A smart sequence starts with a foundation card, adds category cards based on real expenses, considers premium cards only when the benefits are practical, and pauses applications before major borrowing events.
Used correctly, credit card sequencing is a planning tool. Used carelessly, it can become a cycle of fees, applications, and rewards that are harder to redeem than expected.
FAQ
What is credit card sequencing?
Credit card sequencing is the process of choosing the order in which to apply for credit cards. It considers credit reports, application timing, issuer rules, annual fees, rewards goals, welcome bonus requirements, and future borrowing plans.
How many credit cards should I apply for in a year?
There is no universal number. The right pace depends on your credit profile, income, balances, upcoming loan plans, issuer rules, and ability to manage cards responsibly. Many people are better served by fewer cards that match real spending.
Should I get a premium travel card first?
Usually not unless the benefits clearly match your travel habits and the annual fee is justified. Many cardholders are better off starting with a no-annual-fee foundation card or a category card before adding premium travel cards.

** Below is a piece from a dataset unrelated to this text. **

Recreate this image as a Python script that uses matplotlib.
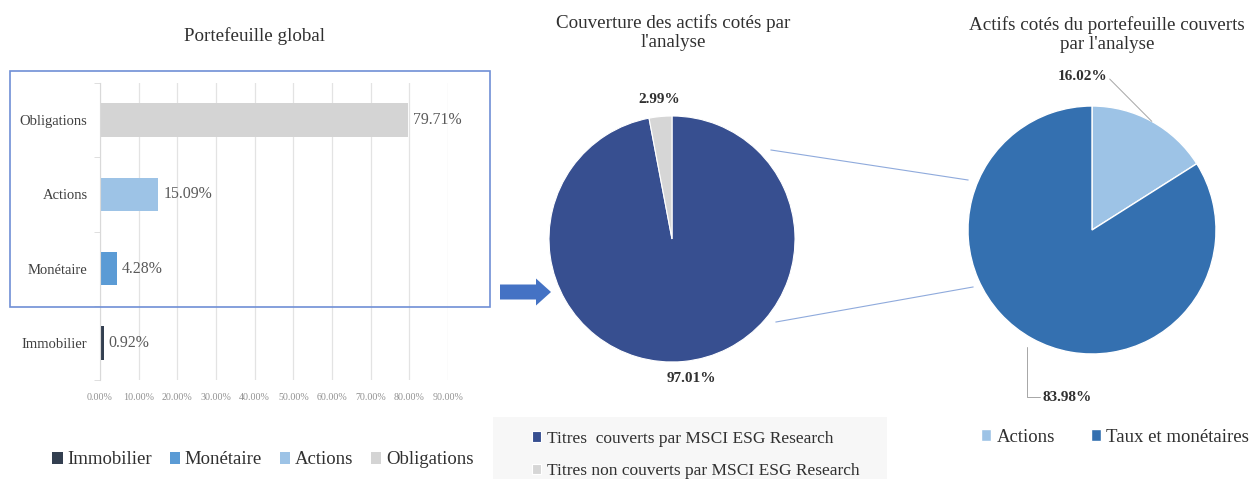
import numpy as np
import matplotlib.pyplot as plt
from matplotlib.patches import Rectangle, FancyArrow
from matplotlib.lines import Line2D

plt.rcParams['font.family'] = ['Liberation Serif', 'DejaVu Serif']

# data
bar_cats = ["Immobilier", "Monétaire", "Actions", "Obligations"]
bar_vals = [0.92, 4.28, 15.09, 79.71]
bar_colors = ["#333F50", "#5B9BD5", "#9DC3E6", "#D4D4D4"]
bar_ticks = [0, 10, 20, 30, 40, 50, 60, 70, 80, 90]

cov_labels = ["Titres  couverts par MSCI ESG Research", "Titres non couverts par MSCI ESG Research"]
cov_vals = [97.01, 2.99]
cov_colors = ["#374F90", "#D6D6D6"]

act_labels = ["Actions", "Taux et monétaires"]
act_vals = [16.02, 83.98]
act_colors = ["#9DC3E6", "#3470B0"]

W, H = 1251, 479
fig = plt.figure(figsize=(W / 100, H / 100), dpi=100)


def box(x0, y0, x1, y1):
    # pixel box (top-left origin) -> figure fraction rect
    return [x0 / W, 1 - y1 / H, (x1 - x0) / W, (y1 - y0) / H]


def px(x, y):
    return x / W, 1 - y / H


txt = "#404040"
ttl = 13.7

# ---------- bar chart ----------
ax = fig.add_axes(box(100, 83, 448, 380))
bars = ax.barh(bar_cats, bar_vals, height=0.45, color=bar_colors)
for b, v in zip(bars, bar_vals):
    ax.text(v + 1.3, b.get_y() + b.get_height() / 2, f"{v:.2f}%", va="center", ha="left",
            fontsize=11.4, color="#595959")
ax.set_xlim(0, 90)
ax.set_ylim(-0.5, 3.5)
ax.set_xticks(bar_ticks)
ax.set_xticklabels([f"{t:.2f}%" for t in bar_ticks], fontsize=7.2, color="#909090")
ax.tick_params(axis="x", length=0, pad=9)
ax.tick_params(axis="y", length=0, pad=9, labelsize=10.5, labelcolor=txt)
ax.set_yticks(np.arange(-0.5, 4, 1), minor=True)
ax.tick_params(axis="y", which="minor", length=4, color="#D9D9D9")
ax.grid(axis="x", color="#E3E3E3", lw=0.9)
ax.set_axisbelow(True)
for s in ["top", "right", "bottom"]:
    ax.spines[s].set_visible(False)
ax.spines["left"].set_color("#D9D9D9")
fig.text(*px(255, 36), "Portefeuille global", ha="center", va="center", fontsize=ttl, color="#303030")
fig.add_artist(Rectangle(px(10, 307), 480 / W, (307 - 71) / H, transform=fig.transFigure,
                         fill=False, ec="#6F8FD6", lw=1.2))
ax.legend(bars, bar_cats, ncol=4, loc="center", bbox_to_anchor=(*px(263, 460),),
          bbox_transform=fig.transFigure, frameon=False, fontsize=13.5, handlelength=0.55,
          handleheight=0.55, handletextpad=0.25, columnspacing=0.95, labelcolor="#303030")

# ---------- pie 1 ----------
fig.add_artist(Rectangle(px(493, 479), (887 - 493) / W, (479 - 417) / H, transform=fig.transFigure,
                         fc="#F7F7F7", ec="none", zorder=0))
c1, r1 = (672, 239), 123
h1 = 1.4 * r1
ax1 = fig.add_axes(box(c1[0] - h1, c1[1] - h1, c1[0] + h1, c1[1] + h1))
w1, _, t1 = ax1.pie(cov_vals, colors=cov_colors, startangle=90, counterclock=False,
                    autopct="%.2f%%", pctdistance=1.14,
                    wedgeprops=dict(edgecolor="white", linewidth=0.8),
                    textprops=dict(fontsize=11, fontweight="bold", color="#303030"))
t1[0].set_position((t1[0].get_position()[0] + 0.05, t1[0].get_position()[1]))
ax1.set_xlim(-1.4, 1.4)
ax1.set_ylim(-1.4, 1.4)
ax1.set_aspect("equal")
ax1.axis("off")
fig.text(*px(673, 33), "Couverture des actifs cotés par\nl'analyse", ha="center", va="center",
         fontsize=ttl, color="#303030", linespacing=1.15)
fig.legend(w1, cov_labels, loc="upper left", bbox_to_anchor=px(516, 415), frameon=False,
           fontsize=12.5, handlelength=0.55, handleheight=0.55, handletextpad=0.35,
           labelspacing=0.95, labelcolor="#303030")

# ---------- pie 2 ----------
c2, r2 = (1092, 230), 124
h2 = 1.4 * r2
ax2 = fig.add_axes(box(c2[0] - h2, c2[1] - h2, c2[0] + h2, c2[1] + h2))
w2, _ = ax2.pie(act_vals, colors=act_colors, startangle=90, counterclock=False,
                wedgeprops=dict(edgecolor="white", linewidth=1.0))
ax2.set_xlim(-1.4, 1.4)
ax2.set_ylim(-1.4, 1.4)
ax2.set_aspect("equal")
ax2.axis("off")
lbl_pos = [(-0.08, 1.24), (-0.2, -1.35)]
for w, v, pos, k in zip(w2, act_vals, lbl_pos, range(2)):
    th = np.deg2rad((w.theta1 + w.theta2) / 2)
    edge = (np.cos(th) * 1.0, np.sin(th) * 1.0)
    if k == 0:
        ax2.annotate(f"{v:.2f}%", xy=edge, xytext=pos, ha="center", va="center",
                     fontsize=11, fontweight="bold", color="#303030",
                     arrowprops=dict(arrowstyle="-", color="#A6A6A6", lw=0.7,
                                     relpos=(1, 0.5), shrinkA=0, shrinkB=0))
    else:
        ax2.annotate(f"{v:.2f}%", xy=(edge[0] * 1.08, edge[1] * 1.08), xytext=pos,
                     ha="center", va="center", fontsize=11, fontweight="bold", color="#303030",
                     arrowprops=dict(arrowstyle="-", color="#A6A6A6", lw=0.7, relpos=(0, 0.5),
                                     connectionstyle="angle,angleA=0,angleB=90,rad=0",
                                     shrinkA=0, shrinkB=0))
fig.text(*px(1107, 35), "Actifs cotés du portefeuille couverts\npar l'analyse", ha="center",
         va="center", fontsize=ttl, color="#303030", linespacing=1.15)
fig.legend(w2, act_labels, ncol=2, loc="center", bbox_to_anchor=px(1115, 437), frameon=False,
           fontsize=13.5, handlelength=0.55, handleheight=0.55, handletextpad=0.3,
           columnspacing=1.9, labelcolor="#303030")

# ---------- connectors and arrow ----------
for p0, p1 in [((771, 150), (968, 180)), ((776, 322), (973, 287))]:
    fig.add_artist(Line2D([p0[0] / W, p1[0] / W], [1 - p0[1] / H, 1 - p1[1] / H],
                          transform=fig.transFigure, color="#8FAADC", lw=0.8))
fig.add_artist(FancyArrow(*px(500, 292), 51 / W, 0, width=15 / H, head_width=27 / H,
                          head_length=15 / W, length_includes_head=True,
                          transform=fig.transFigure, color="#4472C4", lw=0))

fig.savefig("out.png", dpi=100)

Financial Disclaimer: This article is for educational purposes only and is not financial, credit, tax, legal, or lending advice. Credit card offers, rewards programs, issuer rules, welcome bonuses, annual fees, APRs, benefits, transfer partners, and eligibility terms can change. Credit cards can create high-interest debt if balances are not paid in full. New applications may affect your credit profile. Review card agreements, rewards terms, credit reports, and your personal financial situation before applying for or using any credit card.